§ Data records
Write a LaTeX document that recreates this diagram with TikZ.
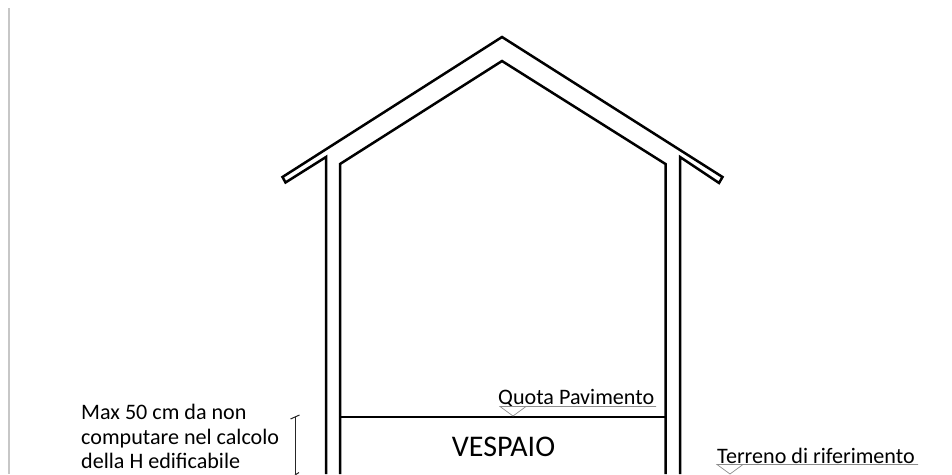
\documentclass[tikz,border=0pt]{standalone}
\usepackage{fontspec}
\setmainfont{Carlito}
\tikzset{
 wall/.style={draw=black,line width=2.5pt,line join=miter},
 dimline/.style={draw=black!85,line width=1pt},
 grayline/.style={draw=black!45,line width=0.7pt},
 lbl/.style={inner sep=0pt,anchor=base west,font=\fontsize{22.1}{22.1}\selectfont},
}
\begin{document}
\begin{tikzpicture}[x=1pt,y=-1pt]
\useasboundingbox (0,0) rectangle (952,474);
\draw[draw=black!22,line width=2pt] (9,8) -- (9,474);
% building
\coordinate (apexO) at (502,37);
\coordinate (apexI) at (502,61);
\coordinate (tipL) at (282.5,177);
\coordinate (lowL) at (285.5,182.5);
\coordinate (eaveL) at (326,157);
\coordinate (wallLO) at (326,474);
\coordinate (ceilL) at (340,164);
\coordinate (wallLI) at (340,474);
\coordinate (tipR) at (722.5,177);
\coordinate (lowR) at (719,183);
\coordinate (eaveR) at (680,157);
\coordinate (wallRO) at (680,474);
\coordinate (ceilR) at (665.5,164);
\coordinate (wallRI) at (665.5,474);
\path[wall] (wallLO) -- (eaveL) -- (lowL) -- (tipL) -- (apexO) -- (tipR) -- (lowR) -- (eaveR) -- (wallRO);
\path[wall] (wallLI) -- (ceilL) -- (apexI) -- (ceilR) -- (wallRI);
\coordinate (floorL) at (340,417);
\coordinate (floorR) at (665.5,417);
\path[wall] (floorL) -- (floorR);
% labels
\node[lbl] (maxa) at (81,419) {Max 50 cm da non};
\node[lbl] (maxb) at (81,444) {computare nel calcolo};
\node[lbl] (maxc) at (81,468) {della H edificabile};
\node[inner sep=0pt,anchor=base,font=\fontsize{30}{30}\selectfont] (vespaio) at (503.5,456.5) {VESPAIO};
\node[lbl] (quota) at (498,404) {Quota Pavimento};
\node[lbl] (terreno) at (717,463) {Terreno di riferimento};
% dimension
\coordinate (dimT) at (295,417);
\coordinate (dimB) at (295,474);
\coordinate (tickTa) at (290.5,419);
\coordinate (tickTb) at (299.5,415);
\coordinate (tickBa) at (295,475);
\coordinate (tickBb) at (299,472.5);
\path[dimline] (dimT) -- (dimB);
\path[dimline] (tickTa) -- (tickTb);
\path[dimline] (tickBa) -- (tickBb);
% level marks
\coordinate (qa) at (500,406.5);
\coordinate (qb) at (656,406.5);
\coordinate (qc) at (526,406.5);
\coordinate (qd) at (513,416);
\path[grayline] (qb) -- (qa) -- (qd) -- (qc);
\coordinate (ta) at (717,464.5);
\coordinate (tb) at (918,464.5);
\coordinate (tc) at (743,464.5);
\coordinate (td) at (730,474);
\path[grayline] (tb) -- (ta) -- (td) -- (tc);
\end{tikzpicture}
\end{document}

--

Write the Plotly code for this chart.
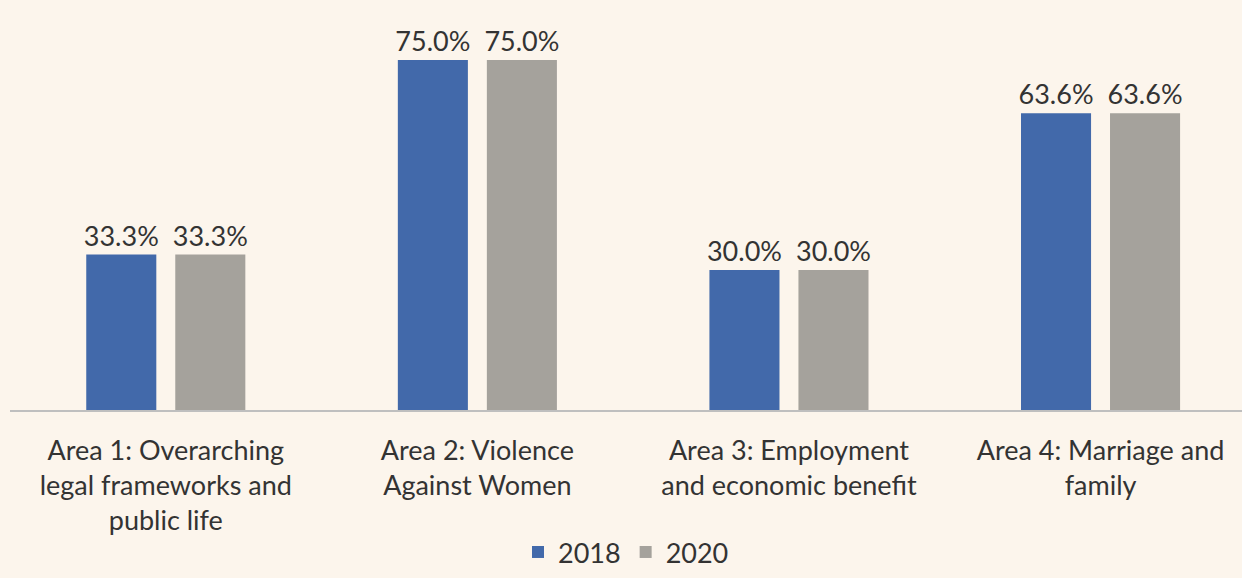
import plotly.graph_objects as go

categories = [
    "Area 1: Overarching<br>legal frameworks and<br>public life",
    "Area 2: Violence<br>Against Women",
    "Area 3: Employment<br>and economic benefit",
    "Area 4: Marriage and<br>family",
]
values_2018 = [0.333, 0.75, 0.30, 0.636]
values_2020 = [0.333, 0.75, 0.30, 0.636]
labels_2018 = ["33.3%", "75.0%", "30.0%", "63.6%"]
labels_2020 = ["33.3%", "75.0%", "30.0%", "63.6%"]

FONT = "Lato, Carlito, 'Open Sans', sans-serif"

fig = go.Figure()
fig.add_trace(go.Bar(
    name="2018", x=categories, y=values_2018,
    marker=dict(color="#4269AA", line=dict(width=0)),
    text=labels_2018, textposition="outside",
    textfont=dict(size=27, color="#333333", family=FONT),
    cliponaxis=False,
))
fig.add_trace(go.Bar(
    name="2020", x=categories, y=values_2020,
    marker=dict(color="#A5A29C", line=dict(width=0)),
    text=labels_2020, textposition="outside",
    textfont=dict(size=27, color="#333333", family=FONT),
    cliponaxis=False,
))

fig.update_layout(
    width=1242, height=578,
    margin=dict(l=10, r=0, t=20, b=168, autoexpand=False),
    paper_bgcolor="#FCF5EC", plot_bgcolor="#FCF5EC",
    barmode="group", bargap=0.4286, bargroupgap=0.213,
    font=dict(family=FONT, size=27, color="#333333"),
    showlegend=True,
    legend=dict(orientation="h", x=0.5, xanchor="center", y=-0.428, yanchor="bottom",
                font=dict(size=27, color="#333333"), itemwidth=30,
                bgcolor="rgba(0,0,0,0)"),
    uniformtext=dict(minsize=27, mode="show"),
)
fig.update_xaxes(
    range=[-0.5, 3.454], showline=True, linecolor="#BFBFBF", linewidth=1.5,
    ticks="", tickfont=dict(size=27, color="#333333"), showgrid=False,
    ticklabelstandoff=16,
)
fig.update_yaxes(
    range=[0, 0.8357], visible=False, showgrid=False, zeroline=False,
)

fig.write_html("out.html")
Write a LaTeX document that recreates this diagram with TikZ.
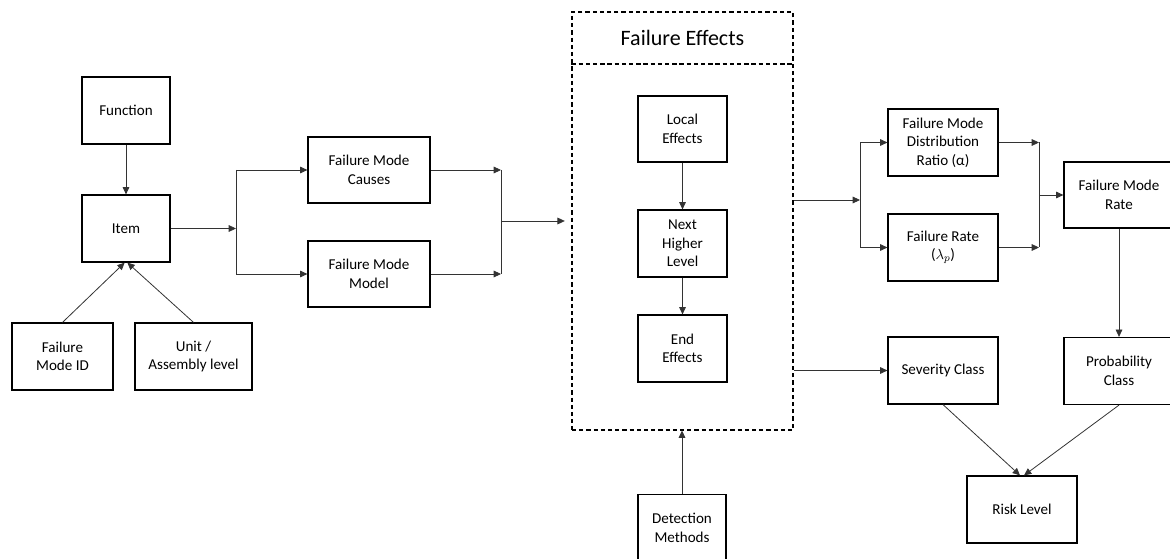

---

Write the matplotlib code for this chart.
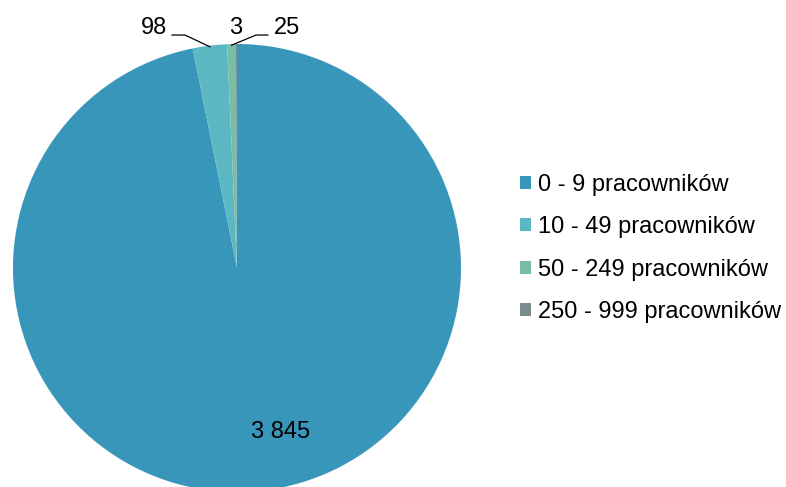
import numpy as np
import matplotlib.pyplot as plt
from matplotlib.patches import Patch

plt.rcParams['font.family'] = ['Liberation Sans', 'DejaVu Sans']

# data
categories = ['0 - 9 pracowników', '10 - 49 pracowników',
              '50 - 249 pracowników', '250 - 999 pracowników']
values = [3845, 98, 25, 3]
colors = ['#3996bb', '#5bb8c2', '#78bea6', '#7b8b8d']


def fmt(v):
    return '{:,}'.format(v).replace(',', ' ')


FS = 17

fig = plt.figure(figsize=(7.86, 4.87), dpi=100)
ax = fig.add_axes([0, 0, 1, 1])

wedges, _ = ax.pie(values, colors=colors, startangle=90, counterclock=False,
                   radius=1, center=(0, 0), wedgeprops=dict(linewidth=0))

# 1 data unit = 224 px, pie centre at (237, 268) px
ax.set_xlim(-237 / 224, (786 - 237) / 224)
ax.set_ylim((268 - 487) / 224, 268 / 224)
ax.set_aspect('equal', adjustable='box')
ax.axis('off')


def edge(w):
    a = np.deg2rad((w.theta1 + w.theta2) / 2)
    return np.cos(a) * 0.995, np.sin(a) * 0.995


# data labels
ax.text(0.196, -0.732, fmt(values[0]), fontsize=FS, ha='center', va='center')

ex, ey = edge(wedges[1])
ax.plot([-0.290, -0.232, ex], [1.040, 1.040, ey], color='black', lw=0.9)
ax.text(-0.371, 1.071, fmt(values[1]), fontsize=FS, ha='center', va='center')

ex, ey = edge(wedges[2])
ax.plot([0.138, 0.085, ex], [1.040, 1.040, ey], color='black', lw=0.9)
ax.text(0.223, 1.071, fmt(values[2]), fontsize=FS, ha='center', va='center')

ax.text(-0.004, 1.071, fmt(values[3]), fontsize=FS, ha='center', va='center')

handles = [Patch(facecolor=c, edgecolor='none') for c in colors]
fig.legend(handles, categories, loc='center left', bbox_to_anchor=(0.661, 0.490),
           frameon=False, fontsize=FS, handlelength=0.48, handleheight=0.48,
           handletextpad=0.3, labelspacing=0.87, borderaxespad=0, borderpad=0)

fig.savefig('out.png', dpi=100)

§ Directions for this task
Without the pictures, write out exactly the lines from the one that has "Write the Plotly code for this chart." down to the one that has "import plotly.graph_objects as go", both included.

§ Finished answer
Write the Plotly code for this chart.
import plotly.graph_objects as go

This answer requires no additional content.